The 3 trees in the game allow you to either evaporate streams/roast humans , prevent forest fires/drown humans and explode volcanoes/humans. So basically the choice of whether or not to be benevolent is up to you when it comes to trees. The single player game relies heavily on these plants but its unlikely that you will use them in the sandbox unless you want to see just how big an explosion you can make using the explosive variety.
It basically tasks your divine worm with showing those posers back on dune just what being a giant worm is all about. You lead a group of suicidal humans to conquer and populate areas of land that would normally not be tackled by anyone possessing less backbone than a brontosaurus. Initially you are given a few meager powers, like picking up some sand from one spot and putting it in another spot, then the same with water and then the same with lava. You are also given a few useful spells such as the ability to turn the surrounding water to jelly, summon infinite dirt, put out fires and a few other means of keeping your human followers out of the way of fire, lava and floods. By choosing me the humans were obviously the kind that like to play Russian roulette with only 1 chamber empty. Well since they insisted that I was the only one that could save them from the volcano they wanted to go and live under in exchange for the ability to throw lava around willy-nilly I obliged them.
The single player campaign was a good bit of fun for the 5 or so hours that it lasted, you basically just try to keep your little masked minions from becoming a neolithic Japanese-Iceland, mainly by finding ways of diverting rivers or lava flows. Its quite fun and you can make some rather pretty terrain but all in all its not exactly the most amazing thing I've ever played. Its a volcano sandbox, a limited one. You are only really capable of doing 3 or 4 different things, so basically it is no better than universe sandbox, apart from it being quite good looking. Now for a game that is betting its entire appeal on being attractive, this game falls flat on it face. Its a port, it does not even allow you to fiddle with any of its graphics, so its assuming you're okay with it only being moderately pretty, so its basically telling the PC crowd, yes, you have superior hardware, but I’m not going to have anything to do with it, because if the guys in the other crowd over there find out I’m nicer on you they'll get all upset. The space in which you can operate is VERY limited.
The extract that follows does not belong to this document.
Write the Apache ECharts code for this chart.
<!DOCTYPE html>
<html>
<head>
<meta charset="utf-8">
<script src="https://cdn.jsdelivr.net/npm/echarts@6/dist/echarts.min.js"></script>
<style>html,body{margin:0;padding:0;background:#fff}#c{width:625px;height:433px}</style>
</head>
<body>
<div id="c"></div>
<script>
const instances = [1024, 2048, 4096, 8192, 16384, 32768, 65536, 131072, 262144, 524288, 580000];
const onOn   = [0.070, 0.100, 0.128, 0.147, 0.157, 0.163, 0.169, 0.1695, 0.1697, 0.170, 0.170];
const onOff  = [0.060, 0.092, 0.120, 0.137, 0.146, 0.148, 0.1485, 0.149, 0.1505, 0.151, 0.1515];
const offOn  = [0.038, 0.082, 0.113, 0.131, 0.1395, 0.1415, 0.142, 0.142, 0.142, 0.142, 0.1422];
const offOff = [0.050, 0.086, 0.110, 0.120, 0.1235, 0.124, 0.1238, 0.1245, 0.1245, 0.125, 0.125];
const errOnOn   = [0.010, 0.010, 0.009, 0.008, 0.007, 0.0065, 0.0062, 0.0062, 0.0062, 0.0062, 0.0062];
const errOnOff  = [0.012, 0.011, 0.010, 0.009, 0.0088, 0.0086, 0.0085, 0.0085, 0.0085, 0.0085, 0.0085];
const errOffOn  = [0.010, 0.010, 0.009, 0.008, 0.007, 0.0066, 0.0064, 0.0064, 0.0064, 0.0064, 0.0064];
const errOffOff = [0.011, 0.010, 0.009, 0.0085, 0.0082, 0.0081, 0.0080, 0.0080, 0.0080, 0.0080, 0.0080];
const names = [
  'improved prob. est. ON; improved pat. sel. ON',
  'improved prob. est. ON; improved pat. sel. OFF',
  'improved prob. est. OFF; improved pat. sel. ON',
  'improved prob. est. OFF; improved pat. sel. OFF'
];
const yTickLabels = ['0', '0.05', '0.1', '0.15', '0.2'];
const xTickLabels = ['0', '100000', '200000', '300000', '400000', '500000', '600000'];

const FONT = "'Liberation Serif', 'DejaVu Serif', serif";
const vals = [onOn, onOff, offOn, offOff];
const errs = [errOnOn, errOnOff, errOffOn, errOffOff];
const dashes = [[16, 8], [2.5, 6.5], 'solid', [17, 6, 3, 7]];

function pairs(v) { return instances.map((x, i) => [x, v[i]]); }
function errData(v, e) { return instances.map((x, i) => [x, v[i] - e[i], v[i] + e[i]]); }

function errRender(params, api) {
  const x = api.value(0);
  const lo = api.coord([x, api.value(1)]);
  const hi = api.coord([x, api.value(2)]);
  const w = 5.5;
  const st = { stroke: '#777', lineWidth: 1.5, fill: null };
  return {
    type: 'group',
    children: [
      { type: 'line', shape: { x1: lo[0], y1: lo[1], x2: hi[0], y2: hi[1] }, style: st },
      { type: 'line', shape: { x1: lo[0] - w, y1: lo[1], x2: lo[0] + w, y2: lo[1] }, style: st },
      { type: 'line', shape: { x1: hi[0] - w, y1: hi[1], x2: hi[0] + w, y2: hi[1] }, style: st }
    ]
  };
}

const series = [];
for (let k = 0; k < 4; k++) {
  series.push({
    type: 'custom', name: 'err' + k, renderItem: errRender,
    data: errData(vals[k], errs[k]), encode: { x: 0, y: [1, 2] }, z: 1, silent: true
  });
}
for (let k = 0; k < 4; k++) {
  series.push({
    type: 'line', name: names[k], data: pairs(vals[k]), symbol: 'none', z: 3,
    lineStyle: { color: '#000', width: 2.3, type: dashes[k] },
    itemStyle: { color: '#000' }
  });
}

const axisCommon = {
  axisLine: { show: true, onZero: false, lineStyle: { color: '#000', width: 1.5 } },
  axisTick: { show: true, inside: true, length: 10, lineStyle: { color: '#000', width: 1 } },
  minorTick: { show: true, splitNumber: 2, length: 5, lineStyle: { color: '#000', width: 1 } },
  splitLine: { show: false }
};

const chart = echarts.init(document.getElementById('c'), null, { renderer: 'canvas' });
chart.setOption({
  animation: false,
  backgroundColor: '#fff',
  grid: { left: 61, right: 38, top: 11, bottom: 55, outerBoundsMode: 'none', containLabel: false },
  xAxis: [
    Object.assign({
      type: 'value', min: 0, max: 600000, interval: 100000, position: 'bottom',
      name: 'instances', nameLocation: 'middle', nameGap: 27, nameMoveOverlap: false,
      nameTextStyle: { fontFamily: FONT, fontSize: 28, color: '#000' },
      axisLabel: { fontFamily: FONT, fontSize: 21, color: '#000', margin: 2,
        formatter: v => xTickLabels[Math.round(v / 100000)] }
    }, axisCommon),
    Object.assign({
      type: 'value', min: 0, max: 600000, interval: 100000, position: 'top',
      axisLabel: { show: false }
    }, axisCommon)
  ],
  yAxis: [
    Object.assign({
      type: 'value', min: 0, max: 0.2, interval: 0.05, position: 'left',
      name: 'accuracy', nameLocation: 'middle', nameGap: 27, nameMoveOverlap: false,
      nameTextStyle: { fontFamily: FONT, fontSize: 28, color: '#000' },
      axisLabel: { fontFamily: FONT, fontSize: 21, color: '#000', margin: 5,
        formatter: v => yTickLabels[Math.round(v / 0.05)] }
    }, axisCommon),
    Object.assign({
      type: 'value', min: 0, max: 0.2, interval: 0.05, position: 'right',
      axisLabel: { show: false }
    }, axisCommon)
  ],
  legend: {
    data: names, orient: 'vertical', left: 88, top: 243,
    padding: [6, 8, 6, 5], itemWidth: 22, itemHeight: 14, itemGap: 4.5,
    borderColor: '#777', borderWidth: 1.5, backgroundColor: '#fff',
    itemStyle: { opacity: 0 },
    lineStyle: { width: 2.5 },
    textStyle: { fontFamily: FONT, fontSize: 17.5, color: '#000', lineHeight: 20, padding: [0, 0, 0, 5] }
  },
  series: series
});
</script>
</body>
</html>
The procedural technology in the game is what is most impressive and when I think about how good thing game COULD have been I wonder why the guys making it did not try to take it to the next level. The multi-leveled / flexible texturing stops you from seeing any texture errors no matter how the terrain is shaped. This kind of game technology is capable of standing up on its own as we have seen from the sales of this game so far, but if you were to get Lion-head, Maxis and the studio behind from dust to take their collective ideas for their similar games and shove them all together you will come up with a truly great game. From dust is good, Spore creature Creator was good (I’m ignoring the rest of that train-smash for now), and populous was great and Genewars had a lot of (completely squandered) potential. You add all these together in a single AAA game and you have the makings of greatness. As for from dust its quite fun, its reasonably priced, but it needs more, it needs to be on a planetary scale, with multiplayer and resourcing of some sort. If you can figure out a way to add the amazing procedural technology of this game to the technologies of others you will make something truly worthwhile.
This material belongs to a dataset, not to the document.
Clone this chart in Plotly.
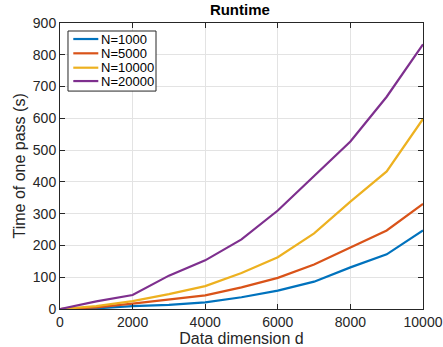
import plotly.graph_objects as go

d = [0, 1000, 2000, 3000, 4000, 5000, 6000, 7000, 8000, 9000, 10000]
n1000 = [0, 2, 9, 13, 21, 37, 58, 86, 131, 172, 247]
n5000 = [0, 5, 17, 29, 43, 68, 98, 140, 194, 247, 331]
n10000 = [0, 9, 25, 47, 72, 113, 163, 238, 338, 433, 598]
n20000 = [0, 24, 44, 105, 153, 219, 310, 417, 527, 668, 833]

names = ["N=1000", "N=5000", "N=10000", "N=20000"]
series = [n1000, n5000, n10000, n20000]
colors = ["#0072BD", "#D95319", "#EDB120", "#7E2F8E"]

fig = go.Figure()
for nm, ys, c in zip(names, series, colors):
    fig.add_trace(go.Scatter(x=d, y=ys, mode="lines", name=nm,
                             line=dict(color=c, width=2.2), showlegend=False))

axcommon = dict(showline=True, linecolor="#262626", linewidth=1, mirror="ticks",
                ticks="inside", ticklen=5, tickcolor="#262626",
                showgrid=True, gridcolor="#e3e3e3", gridwidth=1, zeroline=False,
                automargin=False, tickformat="d",
                tickfont=dict(size=14, color="#262626"))

# Compact legend box (MATLAB style) drawn in paper coordinates
shapes = [dict(type="rect", xref="paper", yref="paper", x0=0.022, x1=0.2645,
               y0=0.762, y1=0.972, line=dict(color="#262626", width=1),
               fillcolor="white", layer="above")]
annotations = []
row_y = [0.944, 0.894, 0.8437, 0.797]
for nm, c, yy in zip(names, colors, row_y):
    shapes.append(dict(type="line", xref="paper", yref="paper", x0=0.0366, x1=0.1055,
                       y0=yy, y1=yy, line=dict(color=c, width=2.2), layer="above"))
    annotations.append(dict(text=nm, xref="paper", yref="paper", x=0.1074, y=yy,
                            xanchor="left", yanchor="middle", showarrow=False,
                            font=dict(size=13, color="black")))

# y-axis title placed like MATLAB's
annotations.append(dict(text="Time of one pass (s)", xref="paper", yref="paper",
                        x=-0.1143, y=0.5, xanchor="center", yanchor="middle",
                        textangle=-90, showarrow=False,
                        font=dict(size=16, color="#262626")))

fig.update_layout(
    width=443, height=347,
    margin=dict(l=60, r=20, t=23, b=38),
    paper_bgcolor="white", plot_bgcolor="white",
    font=dict(family="Liberation Sans, Arial, sans-serif", color="#262626"),
    title=dict(text="<b>Runtime</b>", x=0.5415, xanchor="center",
               y=0.988, yanchor="top", font=dict(size=15, color="black")),
    xaxis=dict(range=[0, 10000], tickvals=[0, 2000, 4000, 6000, 8000, 10000],
               title=dict(text="Data dimension d", font=dict(size=16)), **axcommon),
    yaxis=dict(range=[0, 900], tickvals=list(range(0, 901, 100)), **axcommon),
    shapes=shapes,
    annotations=annotations,
    showlegend=False,
)

fig.write_html("out.html", config={"displayModeBar": False},
               post_script="document.body.style.margin='0';")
The challenge mode pits your will versus the mental retardation of the villager AI in challenges such as preventing a village from being burned, because its your responsibility to look after people living on a volcano, the challenges are not really that challenging as you are mostly not in control of the people you are trying to save and simply have to compensate for their foot in mouth thinking and procedural path-finding, that finds straight lines to be somewhat of a conundrum.
So by all means, go out, buy the game, play around in it and see what I mean about it not being nearly as good as it could have been. Its a start. Its a damned good start it just needs more Maxis and Lion-head.
Tl:dr Safe, inexpensive fun for the Lava enthusiast. PC version is a bit half arsed and could have been better.